Beyond cost, there's the lock-in and control question. Your telemetry lives in Grafana's managed infrastructure, which creates data-sovereignty friction for regulated industries and limits your ability to query or export data on your own terms. Many teams realize that because Grafana itself is open-source and free to self-host, they can run the entire stack—Grafana + Prometheus for metrics, Loki for logs—on their own infrastructure, keep telemetry on-premises, and pay only for compute and storage they control. The trade-off is operational overhead; the payoff is predictable costs and full data ownership.
Quick comparison
| Name | License | Self-Hosted | Data Ownership | Query Flexibility | Best For |
|---|---|---|---|---|---|
| netdata | GPL-3.0 | Yes, fully | On-premises by default | PromQL-compatible; real-time dashboards | Full-stack infrastructure & app monitoring |
| healthchecks | BSD-3-Clause | Yes, fully | On-premises by default | Webhook-based alerting; no complex queries | Cron job and background task monitoring |
| middleware | Apache-2.0 | Yes, fully | On-premises by default | SQL-like queries on DORA metrics | Engineering team metrics and deployment tracking |
| debops | License not declared | Yes, fully | On-premises by default | Configuration-driven; no real-time queries | Debian infrastructure automation and provisioning |
| shaper | MPL-2.0 | Yes, fully | On-premises by default | Full SQL via DuckDB; interactive visualizations | Data visualization and ad-hoc analytics |
Top open-source alternatives to Grafana Cloud
netdata
netdata is a distributed, real-time monitoring agent written in C that collects system, application, and infrastructure metrics at high resolution (1-second granularity by default) and visualizes them locally or via a self-hosted parent node. It auto-detects services, requires zero configuration for common workloads, and includes hundreds of pre-built dashboards and alerts. Unlike Grafana Cloud's metric-series billing model, netdata runs on your infrastructure and stores data locally, making it ideal for teams that want observability without consumption-based surprises.
Pros:
- Zero-configuration auto-discovery and pre-built dashboards reduce setup time and expertise required.

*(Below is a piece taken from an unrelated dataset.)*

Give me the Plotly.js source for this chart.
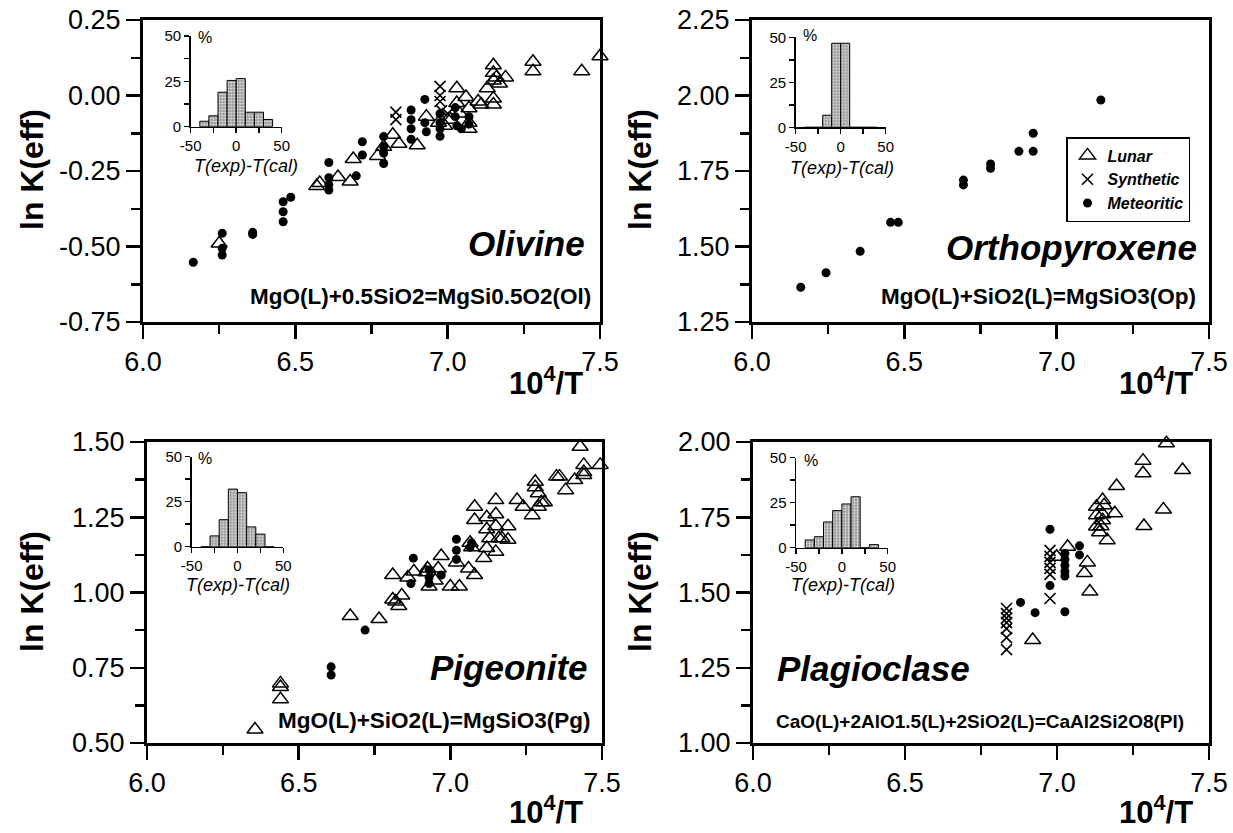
<!DOCTYPE html>
<html><head><meta charset="utf-8">
<script src="https://cdn.plot.ly/plotly-3.0.1.min.js"></script>
<style>html,body{margin:0;padding:0;background:#fff;}#chart{width:1233px;height:833px;}</style>
</head><body><div id="chart"></div>
<script>
// ---------------- DATA ----------------
// Olivine
const olLunarX = [6.25,6.57,6.58,6.64,6.68,6.69,6.77,6.79,6.82,6.84,6.90,6.93,6.97,7.03,7.03,7.06,7.07,7.07,7.07,7.10,7.11,7.13,7.15,7.15,7.15,7.15,7.15,7.16,7.17,7.19,7.28,7.28,7.44,7.50,6.99,7.01,7.04];
const olLunarY = [-0.49,-0.30,-0.29,-0.27,-0.285,-0.21,-0.20,-0.17,-0.13,-0.16,-0.165,-0.07,-0.09,0.024,-0.025,-0.005,-0.042,-0.09,-0.11,-0.02,-0.03,0.024,0.10,0.075,0.05,-0.01,-0.03,0.06,0.04,0.06,0.112,0.08,0.08,0.13,-0.10,-0.08,-0.06];
const olSynX = [6.83,6.83,6.975,6.975,6.975,6.98,7.00];
const olSynY = [-0.055,-0.08,0.03,0.00,-0.02,-0.05,-0.06];
const olMetX = [6.165,6.26,6.26,6.26,6.36,6.36,6.46,6.46,6.46,6.485,6.61,6.61,6.61,6.61,6.70,6.72,6.72,6.79,6.79,6.79,6.79,6.88,6.88,6.88,6.88,6.925,6.925,6.93,6.975,6.975,6.975,6.975,7.025,7.025,7.03,7.045,7.07,7.07];
const olMetY = [-0.552,-0.456,-0.506,-0.528,-0.453,-0.46,-0.352,-0.385,-0.418,-0.337,-0.222,-0.272,-0.295,-0.313,-0.266,-0.153,-0.197,-0.136,-0.169,-0.191,-0.225,-0.048,-0.08,-0.11,-0.145,-0.013,-0.09,-0.12,-0.06,-0.09,-0.11,-0.135,-0.04,-0.07,-0.10,-0.11,-0.07,-0.095];
// Orthopyroxene
const opMetX = [6.16,6.243,6.355,6.455,6.48,6.694,6.694,6.783,6.783,6.876,6.923,6.923,7.145];
const opMetY = [1.365,1.413,1.484,1.58,1.58,1.72,1.704,1.773,1.759,1.815,1.815,1.875,1.985];
// Pigeonite
const pgLunarX = [6.356,6.44,6.44,6.44,6.67,6.765,6.81,6.81,6.82,6.83,6.84,6.86,6.88,6.92,6.93,6.95,6.97,6.96,7.00,7.03,7.02,7.06,7.08,7.11,7.08,7.08,7.12,7.12,7.13,7.12,7.15,7.15,7.15,7.16,7.15,7.17,7.19,7.19,7.22,7.24,7.28,7.28,7.29,7.30,7.29,7.27,7.31,7.35,7.36,7.38,7.41,7.428,7.44,7.44,7.44,7.494,7.065,7.07,6.925];
const pgLunarY = [0.545,0.698,0.686,0.645,0.922,0.912,1.058,0.977,0.97,0.955,0.99,1.05,1.07,1.067,1.02,1.04,1.121,1.08,1.02,1.02,1.10,1.08,1.058,1.115,1.285,1.241,1.25,1.21,1.18,1.148,1.307,1.26,1.22,1.18,1.135,1.18,1.22,1.175,1.307,1.285,1.368,1.35,1.33,1.30,1.285,1.257,1.30,1.385,1.385,1.34,1.374,1.484,1.424,1.40,1.39,1.424,1.165,1.15,1.08];
const pgMetX = [6.607,6.607,6.719,6.878,6.87,6.93,6.93,6.93,6.97,7.02,7.02,7.02,7.065,7.07];
const pgMetY = [0.753,0.726,0.875,1.114,1.03,1.075,1.05,1.03,1.058,1.177,1.14,1.11,1.15,1.165];
// Plagioclase
const plLunarX = [6.92,6.999,7.035,7.10,7.09,7.108,7.165,7.13,7.15,7.155,7.13,7.15,7.19,7.13,7.145,7.196,7.283,7.283,7.36,7.413,7.35,7.286,7.15,7.14];
const plLunarY = [1.342,1.619,1.652,1.60,1.565,1.503,1.674,1.785,1.807,1.79,1.757,1.76,1.763,1.719,1.72,1.854,1.938,1.896,1.996,1.907,1.776,1.721,1.74,1.70];
const plSynX = [6.834,6.834,6.834,6.834,6.834,6.834,6.834,6.977,6.977,6.977,6.977,6.977,6.977];
const plSynY = [1.447,1.43,1.415,1.40,1.38,1.35,1.31,1.64,1.62,1.60,1.58,1.56,1.48];
const plMetX = [6.88,6.928,6.977,6.977,7.026,7.026,7.026,7.026,7.026,7.026,7.074,7.074];
const plMetY = [1.467,1.433,1.71,1.523,1.436,1.63,1.61,1.59,1.57,1.555,1.655,1.625];
// Histograms of T(exp)-T(cal), % per 10-degree bin
const binCenters = [-35,-25,-15,-5,5,15,25,35];
const olHist = [3,6,19,25.5,26.5,8,8,4];
const opHist = [0,0,6.7,46.7,46.7,0,0,0];
const pgHist = [0,6,15,32,30,11,7,0];
const plHist = [4.3,6.1,14.3,20.6,24.3,28.3,0,1.7];
// Tick labels
const xTickVals = [6.0,6.5,7.0,7.5];
const xTickText = ['6.0','6.5','7.0','7.5'];
const olYTickVals = [-0.75,-0.5,-0.25,0,0.25];
const olYTickText = ['-0.75','-0.50','-0.25','0.00','0.25'];
const opYTickVals = [1.25,1.5,1.75,2.0,2.25];
const opYTickText = ['1.25','1.50','1.75','2.00','2.25'];
const pgYTickVals = [0.5,0.75,1.0,1.25,1.5];
const pgYTickText = ['0.50','0.75','1.00','1.25','1.50'];
const plYTickVals = [1.0,1.25,1.5,1.75,2.0];
const plYTickText = ['1.00','1.25','1.50','1.75','2.00'];
const hXTickVals = [-50,0,50];
const hXTickText = ['-50','0','50'];
const hYTickVals = [0,25,50];
const hYTickText = ['0','25','50'];
const panelNames = ['Olivine','Orthopyroxene','Pigeonite','Plagioclase'];
const reactions = ['MgO(L)+0.5SiO2=MgSi0.5O2(Ol)','MgO(L)+SiO2(L)=MgSiO3(Op)','MgO(L)+SiO2(L)=MgSiO3(Pg)','CaO(L)+2AlO1.5(L)+2SiO2(L)=CaAl2Si2O8(Pl)'];
const seriesNames = ['Lunar','Synthetic','Meteoritic'];

// ---------------- LAYOUT HELPERS ----------------
const W = 1233, H = 833;
const FONT = 'Liberation Sans, Arial, Helvetica, sans-serif';
const dX = (a,b) => [a/W, b/W];
const dY = (top,bot) => [1-bot/H, 1-top/H];

function mainAxis(domain, range, tickvals, ticktext, minorD, anchor){
  return {domain, range, anchor, tickmode:'array', tickvals, ticktext,
    showline:true, linewidth:3, linecolor:'#000', mirror:true,
    ticks:'outside', ticklen:14, tickwidth:2.5, tickcolor:'#000',
    showgrid:false, zeroline:false, fixedrange:true,
    tickfont:{family:FONT, size:27, color:'#000'},
    minor:{ticks:'outside', ticklen:9, tickwidth:2.5, tickcolor:'#000', tickmode:'linear', tick0:range[0], dtick:minorD, showgrid:false}};
}
function insetAxis(domain, range, tickvals, ticktext, minorVals, anchor){
  return {domain, range, anchor, tickmode:'array', tickvals, ticktext,
    showline:true, linewidth:1.5, linecolor:'#000', mirror:false,
    ticks:'outside', ticklen:5, tickwidth:1.5, tickcolor:'#000',
    showgrid:false, zeroline:false, fixedrange:true,
    tickfont:{family:FONT, size:15, color:'#000'},
    minor:{ticks:'outside', ticklen:5, tickwidth:1.5, tickcolor:'#000', tickmode:'array', tickvals:minorVals, showgrid:false}};
}

const main = [
  {xd:[143,600], yd:[20,322], yr:[-0.75,0.25], tv:olYTickVals, tt:olYTickText},
  {xd:[752,1209], yd:[20,322], yr:[1.25,2.25], tv:opYTickVals, tt:opYTickText},
  {xd:[147,602], yd:[442,743], yr:[0.5,1.5], tv:pgYTickVals, tt:pgYTickText},
  {xd:[753,1209], yd:[442,743], yr:[1.0,2.0], tv:plYTickVals, tt:plYTickText}
];
const insets = [
  {xd:[190.7,281.7], yd:[36,126.7], h:olHist, pct:[205,37], ttl:[246,166]},
  {xd:[795.7,885.7], yd:[37.3,127.3], h:opHist, pct:[810,36], ttl:[842,168]},
  {xd:[191.7,283.3], yd:[456.7,546.7], h:pgHist, pct:[205,459], ttl:[238,585]},
  {xd:[796,887.7], yd:[457.7,547.7], h:plHist, pct:[811,460], ttl:[843,585]}
];

const layout = {width:W, height:H, margin:{l:0,r:0,t:0,b:0}, paper_bgcolor:'#fff', plot_bgcolor:'rgba(0,0,0,0)',
  showlegend:true, font:{family:FONT, color:'#000'},
  legend:{x:1066/W, y:1-137/H, xanchor:'left', yanchor:'top', bordercolor:'#000', borderwidth:1.5, bgcolor:'#fff',
    itemwidth:30, tracegroupgap:0, font:{family:FONT, size:16, weight:'bold', style:'italic', color:'#000'}},
  annotations:[]};

main.forEach((p,i)=>{
  const n = i+1;
  layout['xaxis'+n] = mainAxis(dX(...p.xd), [6.0,7.5], xTickVals, xTickText, 0.25, 'y'+n);
  layout['yaxis'+n] = mainAxis(dY(...p.yd), p.yr, p.tv, p.tt, 0.125, 'x'+n);
});
insets.forEach((p,i)=>{
  const n = i+5;
  layout['xaxis'+n] = insetAxis(dX(...p.xd), [-50,50], hXTickVals, hXTickText, [-25,25], 'y'+n);
  layout['yaxis'+n] = insetAxis(dY(...p.yd), [0,50], hYTickVals, hYTickText, [12.5,37.5], 'x'+n);
});
layout.xaxis = layout.xaxis1; delete layout.xaxis1;
layout.yaxis = layout.yaxis1; delete layout.yaxis1;
layout.xaxis.anchor = 'y'; layout.yaxis.anchor = 'x';

function ann(text, px, py, size, xanchor, extra){
  layout.annotations.push(Object.assign({text, xref:'paper', yref:'paper', x:px/W, y:1-py/H,
    xanchor, yanchor:'middle', showarrow:false, font:{family:FONT, size, color:'#000'}}, extra||{}));
}
// Panel labels and reactions
ann('<b><i>'+panelNames[0]+'</i></b>', 587, 243, 35, 'right');
ann('<b><i>'+panelNames[1]+'</i></b>', 1199, 247, 35, 'right');
ann('<b><i>'+panelNames[2]+'</i></b>', 590, 667, 35, 'right');
ann('<b><i>'+panelNames[3]+'</i></b>', 775, 668, 35, 'left');
ann('<b>'+reactions[0]+'</b>', 593, 296, 22.5, 'right');
ann('<b>'+reactions[1]+'</b>', 1198, 296, 22.5, 'right');
ann('<b>'+reactions[2]+'</b>', 593, 720, 22.5, 'right');
ann('<b>'+reactions[3]+'</b>', 980, 721, 19, 'center');
// Axis titles
[[32,170],[640,170],[32,592],[640,592]].forEach(([x,y])=>ann('<b>ln K(eff)</b>', x, y, 32, 'center', {textangle:-90}));
[[546,381],[1156,381],[546,810],[1156,810]].forEach(([x,y])=>ann('<b>10<sup>4</sup>/T</b>', x, y, 31, 'center'));
// Inset labels
insets.forEach(p=>{
  ann('%', p.pct[0], p.pct[1], 16, 'center');
  ann('<i>T(exp)-T(cal)</i>', p.ttl[0], p.ttl[1], 18, 'center');
});

// ---------------- TRACES ----------------
const lunarMk = {symbol:'triangle-up-open', size:14, color:'#000', line:{width:1.5, color:'#000'}};
const synMk = {symbol:'x-thin-open', size:11, color:'#000', line:{width:1.6, color:'#000'}};
const metMk = {symbol:'circle', size:9, color:'#000', line:{width:0}};
function sc(x,y,mk,name,ax,legend){
  return {type:'scatter', mode:'markers', x, y, marker:mk, name, xaxis:'x'+ax, yaxis:'y'+ax,
    showlegend:!!legend, hoverinfo:'x+y', cliponaxis:false};
}
const traces = [
  sc(olLunarX, olLunarY, lunarMk, seriesNames[0], '', true),
  sc(olSynX, olSynY, synMk, seriesNames[1], '', true),
  sc(olMetX, olMetY, metMk, seriesNames[2], '', true),
  sc(opMetX, opMetY, metMk, seriesNames[2], '2'),
  sc(pgLunarX, pgLunarY, lunarMk, seriesNames[0], '3'),
  sc(pgMetX, pgMetY, metMk, seriesNames[2], '3'),
  sc(plLunarX, plLunarY, lunarMk, seriesNames[0], '4'),
  sc(plSynX, plSynY, synMk, seriesNames[1], '4'),
  sc(plMetX, plMetY, metMk, seriesNames[2], '4')
];
insets.forEach((p,i)=>{
  const n = i+5;
  traces.push({type:'bar', x:binCenters, y:p.h, width:10, xaxis:'x'+n, yaxis:'y'+n, showlegend:false,
    marker:{color:'#a8a8a8', line:{color:'#000', width:1},
      pattern:{shape:'.', fgcolor:'#eeeeee', bgcolor:'#9a9a9a', size:3, solidity:0.3}}});
});

Plotly.newPlot('chart', traces, layout, {displayModeBar:false, staticPlot:true});
</script></body></html>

- Real-time, high-resolution metrics stored locally eliminate per-metric billing and data-sovereignty concerns.
- Lightweight agent footprint (C implementation) suitable for edge, embedded, and resource-constrained environments.
Cons:
- Operational responsibility for storage and retention policies on your infrastructure.
- Learning curve for advanced query customization compared to Grafana's UI-driven dashboard builder.
healthchecks
healthchecks is a Python/Django-based open-source service for monitoring cron jobs, scheduled tasks, and background workers. It provides a simple HTTP check API: your job pings a unique URL on completion, and healthchecks alerts you if the ping is late or missing. It's purpose-built for the observability gap that generic monitoring platforms overlook—ensuring your batch jobs, backups, and async workers actually run when expected.
Pros:
- Dead simple integration: add one HTTP request to your cron job or task runner.

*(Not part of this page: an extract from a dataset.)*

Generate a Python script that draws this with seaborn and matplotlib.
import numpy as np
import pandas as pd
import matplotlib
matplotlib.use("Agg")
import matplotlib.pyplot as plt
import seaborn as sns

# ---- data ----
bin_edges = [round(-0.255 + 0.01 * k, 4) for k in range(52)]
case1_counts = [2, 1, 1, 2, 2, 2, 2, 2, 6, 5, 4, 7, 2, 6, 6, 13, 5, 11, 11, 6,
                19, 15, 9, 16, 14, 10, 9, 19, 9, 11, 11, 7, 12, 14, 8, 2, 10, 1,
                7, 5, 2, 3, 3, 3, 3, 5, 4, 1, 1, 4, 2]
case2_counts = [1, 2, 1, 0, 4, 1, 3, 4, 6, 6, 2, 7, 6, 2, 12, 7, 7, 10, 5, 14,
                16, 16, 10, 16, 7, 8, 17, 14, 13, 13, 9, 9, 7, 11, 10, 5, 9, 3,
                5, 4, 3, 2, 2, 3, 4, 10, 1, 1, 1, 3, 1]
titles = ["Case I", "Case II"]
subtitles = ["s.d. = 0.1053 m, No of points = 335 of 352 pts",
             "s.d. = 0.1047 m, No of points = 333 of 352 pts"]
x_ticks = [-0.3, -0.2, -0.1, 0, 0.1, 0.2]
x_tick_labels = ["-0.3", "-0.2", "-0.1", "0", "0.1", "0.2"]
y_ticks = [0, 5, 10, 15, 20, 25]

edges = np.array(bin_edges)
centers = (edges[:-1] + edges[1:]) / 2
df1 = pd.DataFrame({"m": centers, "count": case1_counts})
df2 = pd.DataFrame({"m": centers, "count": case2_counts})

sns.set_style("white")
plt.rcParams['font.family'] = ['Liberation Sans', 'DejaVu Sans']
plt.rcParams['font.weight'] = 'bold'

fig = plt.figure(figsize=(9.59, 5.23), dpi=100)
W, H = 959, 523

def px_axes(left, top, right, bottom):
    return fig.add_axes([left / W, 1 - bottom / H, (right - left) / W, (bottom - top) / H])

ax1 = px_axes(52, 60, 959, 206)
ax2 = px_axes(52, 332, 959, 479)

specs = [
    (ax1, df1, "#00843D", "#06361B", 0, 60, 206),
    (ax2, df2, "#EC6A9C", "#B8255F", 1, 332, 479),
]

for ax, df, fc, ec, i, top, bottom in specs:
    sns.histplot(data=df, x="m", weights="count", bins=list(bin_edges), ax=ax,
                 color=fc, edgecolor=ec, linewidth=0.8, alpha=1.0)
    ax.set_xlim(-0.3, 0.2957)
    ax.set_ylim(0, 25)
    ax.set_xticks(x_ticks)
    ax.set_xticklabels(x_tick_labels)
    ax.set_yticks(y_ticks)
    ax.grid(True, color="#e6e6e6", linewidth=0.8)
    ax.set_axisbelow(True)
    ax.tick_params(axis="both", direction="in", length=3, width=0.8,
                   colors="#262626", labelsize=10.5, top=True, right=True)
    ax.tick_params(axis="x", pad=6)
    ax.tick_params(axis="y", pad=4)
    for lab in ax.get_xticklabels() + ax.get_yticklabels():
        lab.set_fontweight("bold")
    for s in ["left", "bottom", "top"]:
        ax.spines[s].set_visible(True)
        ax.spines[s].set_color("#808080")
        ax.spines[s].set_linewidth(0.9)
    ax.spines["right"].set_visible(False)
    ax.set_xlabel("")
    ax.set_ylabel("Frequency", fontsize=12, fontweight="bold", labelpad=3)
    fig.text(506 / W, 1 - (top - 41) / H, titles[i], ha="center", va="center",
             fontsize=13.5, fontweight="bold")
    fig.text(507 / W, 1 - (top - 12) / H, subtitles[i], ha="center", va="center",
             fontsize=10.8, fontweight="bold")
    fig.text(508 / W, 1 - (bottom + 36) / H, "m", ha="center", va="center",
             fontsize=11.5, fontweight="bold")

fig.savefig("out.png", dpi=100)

- Eliminates false positives from log parsing or metric threshold tuning; presence/absence logic is bulletproof.
- Negligible resource overhead compared to agent-based monitoring.
Cons:
- Limited to job/task completion signals; not suitable for continuous application metrics or logs.

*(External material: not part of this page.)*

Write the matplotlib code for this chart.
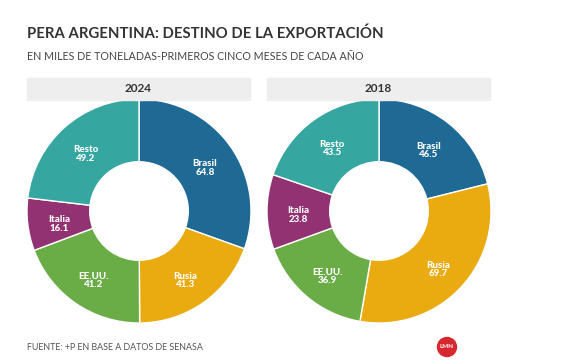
import numpy as np
import matplotlib.pyplot as plt
from matplotlib.patches import Rectangle, Ellipse

plt.rcParams['font.family'] = ['Lato', 'DejaVu Sans']

paises = ['Brasil', 'Rusia', 'EE.UU.', 'Italia', 'Resto']
valores_2024 = [64.8, 41.3, 41.2, 16.1, 49.2]
valores_2018 = [46.5, 69.7, 36.9, 23.8, 43.5]
colores = ['#1f6995', '#e9ab0f', '#6aad47', '#923272', '#36a6a0']

W, H = 566, 364
fig = plt.figure(figsize=(W / 100, H / 100), dpi=100)


def px(x, y, w, h):
    # pixel box (from top-left) -> figure fraction
    return [x / W, 1 - (y + h) / H, w / W, h / H]


fig.text(27 / W, 1 - 34 / H, 'PERA ARGENTINA: DESTINO DE LA EXPORTACIÓN',
         fontsize=10.7, fontweight='bold', color='#333333', va='center')
fig.text(27 / W, 1 - 57 / H, 'EN MILES DE TONELADAS-PRIMEROS CINCO MESES DE CADA AÑO',
         fontsize=7.7, color='#444444', va='center')
fig.text(27 / W, 1 - 348 / H, 'FUENTE: +P EN BASE A DATOS DE SENASA',
         fontsize=6.4, color='#555555', va='center')

# logo
fig.patches.append(Ellipse((447 / W, 1 - 347 / H), 19 / W, 19 / H, transform=fig.transFigure,
                           color='#d7282f', zorder=5))
fig.text(447 / W, 1 - 347 / H, 'LMN', fontsize=4.5, color='white', fontweight='bold',
         ha='center', va='center', zorder=6)


def donut(x0, anio, valores):
    # header
    fig.patches.append(Rectangle((x0 / W, 1 - 100 / H), 223 / W, 22 / H,
                                 transform=fig.transFigure, color='#eeeeee', zorder=0))
    fig.text((x0 + 111.5) / W, 1 - 89 / H, anio, fontsize=8.5, fontweight='bold',
             color='#333333', ha='center', va='center')

    ax = fig.add_axes(px(x0, 99, 224, 224))
    ax.pie(valores, colors=colores, startangle=90, counterclock=False, radius=1,
           wedgeprops=dict(width=0.56, edgecolor='white', linewidth=1))
    tot = sum(valores)
    ang = 90
    for nombre, v in zip(paises, valores):
        mid = np.deg2rad(ang - v / tot * 360 / 2)
        ang -= v / tot * 360
        r = 0.72
        ax.text(r * np.cos(mid), r * np.sin(mid) - 0.03, f'{nombre}\n{v}', color='white',
                fontsize=7, fontweight='black', ha='center', va='center', linespacing=0.9)
    ax.set_xlim(-1, 1)
    ax.set_ylim(-1, 1)
    ax.set_aspect('equal')
    ax.axis('off')


donut(27, '2024', valores_2024)
donut(267, '2018', valores_2018)

fig.savefig('out.png', dpi=100)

- Requires your jobs to be network-reachable or have outbound HTTP access.
middleware
middleware is a TypeScript-based DORA metrics platform designed specifically for engineering teams. It tracks deployment frequency, lead time for changes, change failure rate, and mean time to recovery—metrics that matter to engineering leadership but are orthogonal to infrastructure observability. It integrates with Git, CI/CD pipelines, and incident management tools to surface engineering velocity and quality signals.
Pros:
- Purpose-built for DORA metrics; no need to cobble together custom dashboards across Grafana, Jira, and Git.
- Directly ties deployment and code-quality data to business outcomes (cycle time, reliability).
Cons:
- Narrowly focused on engineering metrics; not a replacement for infrastructure or application monitoring.
- Requires integration with your CI/CD and Git infrastructure to populate data.
debops
debops is a Debian-focused infrastructure-as-code framework written in Jinja that automates datacenter provisioning, configuration, and hardening. It's less a monitoring tool and more a declarative infrastructure orchestration layer that can codify your entire Debian-based stack—including monitoring agent deployment and configuration.
Pros:
- Comprehensive Debian automation reduces manual infrastructure toil.
- Integrates well with Ansible; idempotent and version-controllable.
Cons:
- Steep learning curve for teams unfamiliar with Ansible/Jinja templating.
- Not a monitoring or analytics platform on its own; complements rather than replaces observability tools.
shaper
shaper is a Go-based data visualization tool powered by DuckDB, allowing you to write SQL queries directly against your datasets and generate interactive dashboards. It's lightweight, runs entirely on your infrastructure, and supports ad-hoc analytics without the overhead of a full observability platform.
Pros:
- Full SQL expressiveness via DuckDB; no metric-series cardinality limits or query restrictions.
- Fast, self-contained binary suitable for embedded analytics or internal BI.
Cons:
- Requires manual data ingestion (no built-in agents or collectors); best for batch or pre-aggregated datasets.
- Not purpose-built for real-time streaming metrics; better suited to historical or analytical queries.
How to choose
For full-stack infrastructure and application monitoring at scale: choose netdata. It's the most direct Grafana Cloud replacement—auto-discovering services, generating dashboards, and storing metrics on your infrastructure without per-metric costs.
For engineering teams focused on deployment velocity and quality: middleware is your pick. It surfaces DORA metrics and cycle-time data that generic monitoring platforms bury or omit.
For cron and background-job reliability: healthchecks is lightweight and bulletproof. Add it alongside your primary monitoring stack to close the gap on scheduled-task observability.
For ad-hoc analytics and custom BI queries: shaper gives you SQL-powered dashboards without metric cardinality restrictions, ideal for teams that need flexible querying over pre-aggregated or historical data.
For infrastructure automation first: debops codifies your entire Debian stack, including monitoring setup, reducing manual configuration drift—pair it with netdata or healthchecks for observability.